Remember all those art-house B movies about dope fiends, those grainy black and white 50s soft porn peep show vignettes, that strange underworld of art wherein you took it all in with a hazed grin but wondered "Where the hell are they getting all that cool post-beatnik jazz from in the soundtracks???" 'Member those? I do, which is probably revealing more about me than I should. One rarely discovered from whom and whence the sounds issued, though, and it was never quite in the Dexter Gordon / Charlie Parker mode, more the Maynard G. Krebs / Lol Coxhill side of things. Writer Marc Medwin quite rightly attributes many modalities to Richard Tabnik, his trio, and their A Prayer for Peace—Cagian and way-post-Mozartian included—and I have no quibble with any of it; still, this is beatnik jazz, bubba, and thank the stars for that 'cause it's a disappearing medium.

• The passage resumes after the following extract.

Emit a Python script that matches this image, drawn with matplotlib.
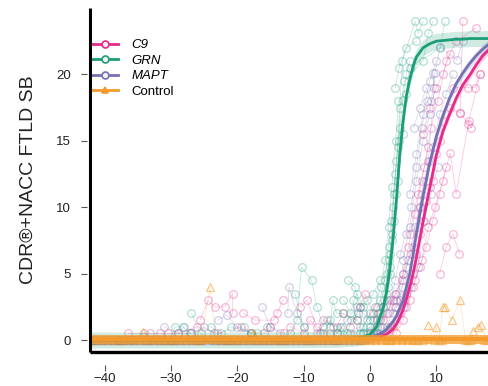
import numpy as np
import matplotlib
matplotlib.use("Agg")
import matplotlib.pyplot as plt
from matplotlib.lines import Line2D

plt.rcParams['font.family'] = ['Liberation Sans', 'DejaVu Sans']

# -----------------------------
# data: fitted curves
# -----------------------------
fit_x = [-42, -20, -10, -5, -2, -1, 0, 1, 2, 2.5, 3, 3.5, 4, 4.5, 5, 5.5, 6, 6.5,
         7, 8, 9, 10, 11, 12, 13, 14, 15, 16, 17, 18]
grn_fit = [0.0, 0.0, 0.02, 0.05, 0.15, 0.25, 0.4, 1.0, 2.4, 3.6, 5.3, 7.7, 10.6,
           14.0, 16.5, 18.4, 19.6, 20.6, 21.3, 22.0, 22.3, 22.5, 22.55, 22.6,
           22.65, 22.65, 22.7, 22.7, 22.7, 22.7]
c9_fit = [0.0, 0.0, 0.0, 0.02, 0.05, 0.08, 0.1, 0.2, 0.35, 0.45, 0.6, 0.85, 1.2,
          1.7, 2.3, 3.1, 4.0, 5.0, 6.2, 8.9, 11.4, 13.9, 15.7, 17.0, 18.2, 19.2,
          19.9, 20.7, 21.4, 21.9]
mapt_fit = [0.0, 0.0, 0.0, 0.03, 0.08, 0.12, 0.2, 0.35, 0.6, 0.8, 1.1, 1.4, 1.8,
            2.4, 3.0, 4.0, 5.0, 6.4, 8.0, 10.8, 13.3, 15.3, 16.9, 18.2, 19.3,
            20.1, 20.8, 21.4, 21.9, 22.3]
ctrl_fit = [0.05] * len(fit_x)
fit_ci = {"C9": 0.35, "GRN": 0.6, "MAPT": 0.35, "Control": 0.35}

# -----------------------------
# data: individual visits (x = years, y = score), one list per person
# -----------------------------
grn_visits = [
    [(-40, 0), (-38, 0), (-36, 0), (-33, 0), (-31, 0)],
    [(-30, 0), (-29.4, 1.0), (-28.2, 1.0), (-27, 0.5)],
    [(-26.9, 2.0), (-25.5, 0.5), (-24, 0)],
    [(-22, 0), (-20, 0), (-18, 0), (-16, 0), (-14, 0)],
    [(-19, 1.0), (-18, 0.5)],
    [(-24, 1.0), (-22.5, 0.5), (-21, 1.0), (-17, 0.5), (-15.5, 1.0)],
    [(-12, 0.5), (-11, 1.5), (-10.3, 5.5), (-8.8, 4.5), (-8, 2.5), (-7, 1.0)],
    [(-11.3, 3.5), (-10, 1), (-9, 0)],
    [(-7, 0.5), (-6, 1.5), (-5, 0.5), (-4.2, 1.0)],
    [(-6, 1.0), (-5.6, 3.0), (-5, 2.0), (-4, 2.0)],
    [(-3.3, 4.5), (-2.3, 4.0), (-1.5, 2.5), (-0.5, 3.0)],
    [(-2.6, 3.0), (-2, 1.5), (-1, 1.0), (0, 2.0)],
    [(-4.5, 1.0), (-3.5, 0.5), (-2.8, 1.5), (-1.8, 2.0)],
    [(-4.0, 3.0), (-3.0, 2.0), (-2.0, 3.5), (-1.0, 2.5), (0.5, 3.5), (1.5, 4.5)],
    [(-1.0, 0.5), (0.0, 1.0), (1.2, 2.0), (2.1, 3.0), (3.0, 5.0)],
    [(-1.5, 0.5), (-0.5, 1.5), (0.8, 2.5), (1.6, 4.0), (2.3, 6.0), (2.8, 8.5),
     (3.3, 11.5), (3.9, 15.0), (4.3, 18.0)],
    [(0.5, 1.5), (1.5, 3.0), (2.2, 4.5), (2.8, 7.0), (3.2, 9.0), (3.8, 12.5),
     (4.5, 16.0), (5.0, 18.1), (5.5, 20.0), (6.0, 21.0)],
    [(1.0, 0.5), (2.0, 2.5), (2.6, 5.0), (3.0, 6.5), (3.5, 10.0), (4.0, 13.5),
     (4.9, 21.0), (6.8, 24.0), (7.3, 23.1), (8.0, 24.0)],
    [(2.4, 3.5), (3.3, 8.0), (3.6, 11.0), (4.2, 14.5), (4.6, 17.5), (5.2, 19.5),
     (8.0, 21.0), (8.8, 23.1), (9.5, 24.0)],
    [(1.8, 1.0), (2.9, 6.0), (3.4, 7.5), (4.0, 11.0), (4.4, 15.0), (6.0, 20.5),
     (10.6, 22.0), (11.3, 24.0)],
    [(2.7, 4.0), (3.1, 5.5), (3.7, 9.0), (4.3, 12.0), (5.0, 15.5), (5.5, 18.5)],
    [(3.8, 19.0), (4.4, 20.5), (5.4, 22.0), (7.0, 22.5)],
]
c9_visits = [
    [(-36.5, 0.5), (-33.2, 0.5), (-31.7, 0.5), (-30.5, 0.5), (-27.1, 0.5)],
    [(-25.6, 1.5), (-24.4, 3.0), (-23.4, 2.5), (-21.9, 2.5), (-20.7, 3.5), (-20.7, 2.0)],
    [(-29, 0.5), (-26, 1.0), (-23, 0.5), (-19.5, 1.0), (-18, 0.5)],
    [(-19.1, 2.0), (-17.3, 1.5), (-14.5, 1.5), (-14.0, 2.0), (-13.1, 3.0)],
    [(-16, 0.5), (-15, 1.0), (-13, 0.5)],
    [(-10.5, 2.5), (-9.5, 3.0), (-8, 1.0), (-6, 0.5)],
    [(-12, 1.0), (-10, 0.5), (-9, 1.5), (-7.5, 0.5)],
    [(-7, 1.5), (-5, 1.0), (-4, 2.0), (-2, 1.5)],
    [(-3, 1.0), (-1.5, 2.5), (-0.8, 3.5), (0.5, 2.0), (1.5, 1.5)],
    [(0, 0.5), (1.0, 1.0), (2.5, 2.0), (3.8, 3.5), (4.8, 4.5), (5.8, 7.0),
     (6.8, 9.5), (7.8, 12.0), (8.8, 14.5)],
    [(1.0, 2.5), (2.5, 3.0), (4.0, 2.5), (5.2, 3.0), (6.5, 4.0), (7.5, 5.5),
     (8.5, 7.0), (9.5, 9.0), (10.5, 11.0), (11.5, 13.0)],
    [(3.0, 1.0), (4.5, 2.0), (5.5, 3.5), (6.5, 5.0), (7.5, 8.0), (8.5, 10.5),
     (9.5, 12.0), (10.5, 15.0), (12, 17.5), (13.6, 17.1), (14, 24.0)],
    [(4.0, 0.5), (5.0, 1.5), (6.0, 3.0), (7.0, 6.5), (8.0, 9.0), (9.0, 11.5),
     (10.0, 14.0), (11.0, 16.5), (12.5, 19.0), (14.8, 19.0), (15.8, 19.0), (16.6, 20.0)],
    [(5.5, 2.5), (6.8, 4.5), (7.8, 6.0), (8.8, 8.5), (9.8, 10.0), (11.0, 12.0),
     (12.1, 14.1), (13.0, 11.0), (14.9, 16.5), (15.3, 16.0)],
    [(6.0, 8.0), (7.2, 11.0), (8.2, 13.0), (9.2, 16.0), (10.2, 18.0), (11.5, 21.0),
     (13.0, 22.5), (16.0, 23.5)],
    [(8.0, 15.5), (9.0, 17.5), (10.0, 19.0), (11.0, 20.0), (12.0, 21.5)],
    [(2.0, 1.5), (3.5, 3.0), (5.0, 5.0), (6.2, 6.5), (7.5, 10.0), (9.0, 13.5)],
    [(10.5, 5.0), (11.5, 7.0), (12.5, 8.0), (13.5, 6.5)],
    [(13.6, 17.1), (14.8, 16.3), (16.6, 20.0)],
]
mapt_visits = [
    [(-38, 0), (-36, 0), (-34, 0.5), (-32, 0)],
    [(-31, 1.0), (-29, 0.5), (-28, 1.0)],
    [(-27, 0.5), (-25, 1.0), (-23.5, 0.5)],
    [(-22.9, 1.5), (-21.6, 1.9), (-20, 1.0), (-18, 0.5)],
    [(-16.3, 2.5), (-15, 1.0), (-13.5, 0.5)],
    [(-12.4, 2.0), (-12.2, 4.0), (-11, 2.0), (-10, 1.0)],
    [(-8, 0.5), (-6.5, 1.5), (-5.5, 1.0)],
    [(-5, 0.5), (-3.5, 1.5), (-2, 2.5), (-1, 2.0), (0, 1.5), (1.5, 2.0)],
    [(-3, 0.5), (-1.5, 1.0), (0, 0.5), (1, 1.5), (2, 2.5), (3, 3.0), (4, 3.0), (5, 5.0)],
    [(0.5, 0.5), (1.5, 1.0), (2.8, 2.0), (3.8, 4.5), (4.6, 6.5), (5.4, 8.0),
     (6.2, 10.0), (7.0, 13.0), (7.8, 16.0), (8.6, 18.0)],
    [(2.5, 1.0), (3.8, 2.5), (4.8, 4.0), (5.8, 6.0), (6.8, 8.5), (7.8, 11.0),
     (8.8, 13.5), (9.7, 19.0), (9.5, 20.1)],
    [(3.5, 2.0), (4.5, 3.0), (5.5, 5.5), (6.5, 7.0), (7.5, 10.0), (8.5, 12.0),
     (9.5, 14.5), (10.5, 17.0), (11.5, 18.5), (12.5, 20.0)],
    [(5.0, 6.0), (6.0, 8.5), (7.0, 12.0), (8.0, 15.0), (9.0, 17.0), (9.8, 20.1),
     (10.6, 22.1), (13.1, 21.1), (14, 22.5)],
    [(6, 11.0), (7, 14.0), (8, 17.0), (9, 19.5), (10, 21.0)],
    [(4.0, 3.5), (5.2, 2.5), (6.2, 4.0), (7.2, 5.5), (8.2, 9.0), (9.2, 11.0), (10.2, 13.0)],
    [(6.6, 16.0), (7.5, 17.5), (8.5, 19.0), (9.2, 18.0)],
]
ctrl_visits = [
    [(-42, 0), (-41.2, 0), (-40.4, 0), (-39.6, 0), (-38.8, 0), (-38, 0), (-37.2, 0),
     (-36.4, 0), (-35.6, 0), (-34.8, 0), (-34.2, 0.6), (-33.4, 0), (-32.6, 0),
     (-31.8, 0), (-31, 0), (-30.2, 0)],
    [(-29.4, 0), (-28.6, 0), (-27.8, 0), (-27, 0), (-26.2, 0), (-25.4, 0),
     (-24.1, 4.0), (-23.2, 0), (-22.4, 0), (-21.6, 0), (-20.8, 0), (-20, 0)],
    [(-19.2, 0), (-18.4, 0), (-17.6, 0.5), (-16.8, 0), (-16, 0), (-15.2, 0),
     (-14.4, 0), (-13.6, 0), (-12.8, 0), (-12, 0), (-11.2, 0), (-10.4, 0)],
    [(-9.6, 0), (-8.8, 0), (-8, 0), (-7.2, 0), (-6.4, 0), (-5.6, 0), (-4.8, 0),
     (-4, 0), (-3.2, 0), (-2.4, 0), (-1.6, 0), (-0.8, 0)],
    [(0, 0), (0.8, 0), (1.6, 0), (2.4, 0), (3.2, 0), (3.5, 1.1), (4.0, 0),
     (4.8, 0), (5.6, 0), (6.4, 0), (7.2, 0), (8, 0)],
    [(8.8, 1.1), (9.6, 0), (10.0, 1.0), (10.4, 0), (11.0, 2.5), (11.3, 2.5),
     (12.3, 1.5), (13.6, 3.0), (14.4, 0), (15.2, 0), (15.5, 0.7), (16.3, 1.0),
     (16.8, 1.1), (17.6, 0)],
    [(-41.6, 0), (-37.6, 0), (-33.8, 0), (-29.8, 0), (-25.8, 0), (-21.2, 0),
     (-17.2, 0), (-13.2, 0), (-9.2, 0), (-5.2, 0), (-1.2, 0), (2.8, 0), (6.8, 0),
     (10.8, 0), (14.8, 0), (17.2, 0)],
]

groups = ["C9", "GRN", "MAPT", "Control"]
visits = {"C9": c9_visits, "GRN": grn_visits, "MAPT": mapt_visits, "Control": ctrl_visits}
fits = {"C9": c9_fit, "GRN": grn_fit, "MAPT": mapt_fit, "Control": ctrl_fit}

colors = {"C9": "#E7298A", "GRN": "#1B9E77", "MAPT": "#7570B3", "Control": "#F39A2B"}
markers = {"C9": "o", "GRN": "o", "MAPT": "o", "Control": "^"}

fig = plt.figure(figsize=(4.88, 3.86), dpi=100)
ax = fig.add_axes([90 / 488, 34 / 386, 398 / 488, 344 / 386])

# individual trajectories first, fitted curves on top
for g in ["C9", "MAPT", "GRN", "Control"]:
    a = 0.55 if g == "Control" else 0.33
    for person in visits[g]:
        xs = [p[0] for p in person]
        ys = [p[1] for p in person]
        ax.plot(xs, ys, color=colors[g], lw=0.6, alpha=0.25, zorder=1)
        ax.plot(xs, ys, ls='none', marker=markers[g], ms=5.5, mfc='none',
                mec=colors[g], mew=0.9, alpha=a, zorder=2)

for g in ["C9", "MAPT", "GRN", "Control"]:
    fy = np.array(fits[g])
    ctrl = g == "Control"
    ax.fill_between(fit_x, fy - fit_ci[g], fy + fit_ci[g], color=colors[g],
                    alpha=0.75 if ctrl else 0.2, lw=0, zorder=5 if ctrl else 3)
    ax.plot(fit_x, fy, color=colors[g], lw=3.0 if ctrl else 2.0,
            zorder=5 if ctrl else 4, solid_capstyle='butt')

ax.set_xlim(-42.2, 17.8)
ax.set_ylim(-0.9, 25.0)
ax.set_xticks([-40, -30, -20, -10, 0, 10])
ax.set_yticks([0, 5, 10, 15, 20])

# R-like axes: thick lines, ticks set apart from them
for s in ["top", "right"]:
    ax.spines[s].set_visible(False)
ax.spines["left"].set_position(("outward", 2))
ax.spines["bottom"].set_position(("outward", 9))
ax.spines["left"].set_visible(False)
ax.spines["bottom"].set_visible(False)
ax.plot([0, 0], [0, 1], transform=ax.transAxes, color="black", lw=2.2,
        clip_on=False, zorder=6, solid_capstyle='butt')
ax.plot([0, 1], [0, 0], transform=ax.transAxes, color="black", lw=2.4,
        clip_on=False, zorder=6, solid_capstyle='butt')

ax.tick_params(axis='both', direction='out', color='#555555', width=0.8,
               labelsize=9.5, labelcolor='#222222')
ax.tick_params(axis='y', length=4.5, pad=7)
ax.tick_params(axis='x', length=4.5, pad=1.5)

ax.set_ylabel("CDR\u00ae+NACC FTLD SB", fontsize=14, color='#222222', labelpad=14)

handles = [Line2D([0], [0], color=colors[g], lw=2, marker=markers[g], ms=5,
                  mfc=colors[g] if g == "Control" else "#f0f0f0", mec=colors[g],
                  mew=1.2) for g in groups]
leg = ax.legend(handles, groups, loc='upper left', bbox_to_anchor=(0.005, 0.91),
                frameon=False, fontsize=9.5, handlelength=2.0, handletextpad=1.0,
                labelspacing=0.25, borderpad=0, borderaxespad=0)
for t in leg.get_texts()[:3]:
    t.set_fontstyle('italic')

fig.savefig("out.png", dpi=100)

Medwin also notes, in his 4-page liner essay, that Prayer arose from a conversation between saxist Tabnik and drummer Roger Mancuso. I say that conversation extended deeply into the music and became more than a set of internal interchanges. Musical conversations occur in three levels: with oneself, between fellow players, and outward to the audience. Most groups play a set with themselves, work for the audience or disport among themselves in improv, but Tabnik and Trio are one of those rare units conversing to the audience. There's a difference, and you can as much feel as hear it in this double disc uniquely presenting the studio version of the centerpiece, Symphony for Jazz Trio: A Prayer for Peace, and then a live version on the second disc. The triumvirate's sound not only creates itself but also projects preternaturally without any need for over-amplification or histrionics, resulting in palpable 3-D tactility. That's what caught my attention right off the bat; that's the unique hook.
Peace unfolds itself like a novel: intro, exposition, then an involved weaving meditation culminating in denouement, reflection, and recap/coda. Especially during the 12:17 What About the Homeless?, Tabnik's mind and heart are laid open in a melancholic dirge fretting over brother and sister humans caught in the merciless jaws of the carcinogenic virus we call 'capitalism', and Richard doesn't just appraise the unfortunates, he gets down in the gutter with them, sleeps the cold nights, wonders about his next meal. It's all right there in his horn, a sad mistral lark lamenting man's inhumanity to man. Mancuso and bassist Adam Lane quietly tread the path just steps behind, writing it all down, a tear welling up, Lane's solo becoming a poem laid beside a fresh grave. Don't expect Gato Barbieri, Jaco Pastorius, and Billy Cobham, this isn't a chopsfest but instead an essay, a journal entry covering the silent class war, a reflection in a rain puddle under lowering skies.
Tabnik, you see, has read Smedley Butler's classic War is a Racket and has followed the hallowed USMC Major General's observations out to their grim final end: the toll on the homefront to the least among us. When fully half or more of America's incredible dazzling wealth is given to warmongers and ravening inhuman business monsters, what's left for us, we from whom the money was taken? The answer is embedded in this CD set, and, speaking of Smedley Butler—not to mention L. Fletcher Prouty, Chris Hedges, Michael Chussadofsy, Noam Chomsky, Gore Vidal, and a fully loaded double handful of others—I cannot wait for the day the present era's radio pseuds (the "Left", the "progressive", the "liberal" infauxtainers) disappear, which they're blindly working on even as I write, thank God, along with their chirographic brethren and we have some true and palpable Leftist thinking in this country: an end to religion, capitalism, Republicanism, and the myriad poisons which have malefically clogged mankind's lifelines for all of history and now threaten to consummate their collective fell intent to a degree that will horrify future generations…if any survive long enough to produce those later cultures. So when you, dear reader/listener, turn on the radio, when you're watching for the vultures, don't forget the snakes.